__AIM OF THE TASK__. Retype the opening lines of the listing below, ending with the line that contains "('400 mg/kg', dose_400, dose_400_sem, '^', 13)]", and leave out any pictures.

=== GIVEN MATERIAL ===

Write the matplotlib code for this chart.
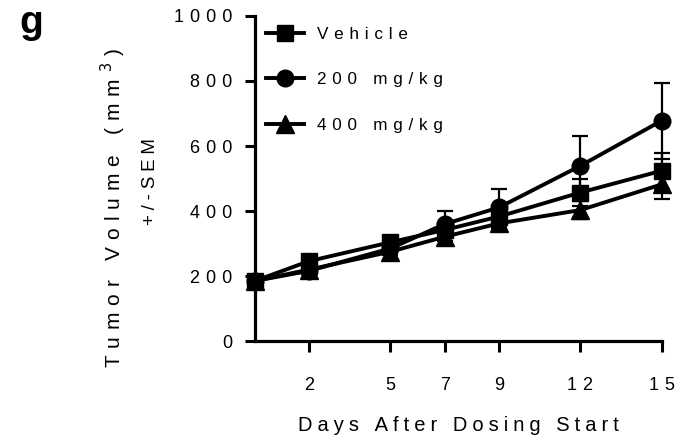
import matplotlib
matplotlib.use('Agg')
from matplotlib import pyplot as plt

plt.rcParams['font.family'] = ['Liberation Sans', 'DejaVu Sans']

days = [0, 2, 5, 7, 9, 12, 15]
day_ticks = [2, 5, 7, 9, 12, 15]
vol_ticks = [0, 200, 400, 600, 800, 1000]

vehicle = [185, 246, 304, 342, 383, 457, 524]
vehicle_sem = [6, 10, 12, 15, 18, 43, 56]
dose_200 = [185, 216, 285, 360, 411, 539, 678]
dose_200_sem = [6, 8, 12, 40, 56, 92, 117]
dose_400 = [185, 220, 275, 321, 362, 403, 482]
dose_400_sem = [6, 8, 10, 12, 14, 29, 45]

series = [('Vehicle', vehicle, vehicle_sem, 's', 12),
          ('200 mg/kg', dose_200, dose_200_sem, 'o', 12),
          ('400 mg/kg', dose_400, dose_400_sem, '^', 13)]

THIRD = '\u2004'    # third-em gap
QUARTER = '\u2005'  # quarter-em gap


def spaced(text, gap=THIRD):
    # wide letter spacing, Prism style
    return gap.join(text)


fig = plt.figure(figsize=(6.85, 4.43), dpi=100)
ax = fig.add_axes([0.372, 0.230, 0.594, 0.734])

lines = []
for name, vals, sem, mk, ms in series:
    eb = ax.errorbar(days, vals, yerr=sem, color='black', lw=2.8, marker=mk,
                     ms=ms, capsize=6, elinewidth=1.6, capthick=1.6,
                     clip_on=False, label=spaced(name))
    lines.append(eb[0])

ax.set_xlim(0, 15)
ax.set_ylim(0, 1000)
ax.set_xticks(day_ticks)
ax.set_xticklabels([spaced(str(d)) for d in day_ticks])
ax.set_yticks(vol_ticks)
ax.set_yticklabels([spaced(str(v)) for v in vol_ticks])
ax.tick_params(axis='x', length=8, width=2.2, pad=18, labelsize=13)
ax.tick_params(axis='y', length=7, width=2.2, pad=9, labelsize=13)

for side in ['top', 'right']:
    ax.spines[side].set_visible(False)
for side in ['left', 'bottom']:
    ax.spines[side].set_linewidth(2.3)

ax.set_xlabel(spaced('Days After Dosing Start', QUARTER), fontsize=14.5,
              labelpad=16)

fig.text(0.165, 0.532,
         spaced('Tumor Volume (mm') + THIRD + '$^{3}$' + THIRD + ')',
         rotation=90, ha='center', va='center', fontsize=15)
fig.text(0.219, 0.591, spaced('+/-SEM', QUARTER), rotation=90,
         ha='center', va='center', fontsize=13.5)
fig.text(0.046, 0.925, 'g', fontsize=28, fontweight='bold',
         ha='center', va='baseline')

ax.legend(handles=lines, labels=[spaced(s[0]) for s in series],
          loc='upper left', bbox_to_anchor=(0.0, 1.0), frameon=False,
          fontsize=12.3, handlelength=2.2, handletextpad=0.8,
          labelspacing=1.78, borderaxespad=0, borderpad=0.65)

fig.savefig('out.png', dpi=100)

===

__RESPONSE__.
Write the matplotlib code for this chart.
import matplotlib
matplotlib.use('Agg')
from matplotlib import pyplot as plt

plt.rcParams['font.family'] = ['Liberation Sans', 'DejaVu Sans']

days = [0, 2, 5, 7, 9, 12, 15]
day_ticks = [2, 5, 7, 9, 12, 15]
vol_ticks = [0, 200, 400, 600, 800, 1000]

vehicle = [185, 246, 304, 342, 383, 457, 524]
vehicle_sem = [6, 10, 12, 15, 18, 43, 56]
dose_200 = [185, 216, 285, 360, 411, 539, 678]
dose_200_sem = [6, 8, 12, 40, 56, 92, 117]
dose_400 = [185, 220, 275, 321, 362, 403, 482]
dose_400_sem = [6, 8, 10, 12, 14, 29, 45]

series = [('Vehicle', vehicle, vehicle_sem, 's', 12),
          ('200 mg/kg', dose_200, dose_200_sem, 'o', 12),
          ('400 mg/kg', dose_400, dose_400_sem, '^', 13)]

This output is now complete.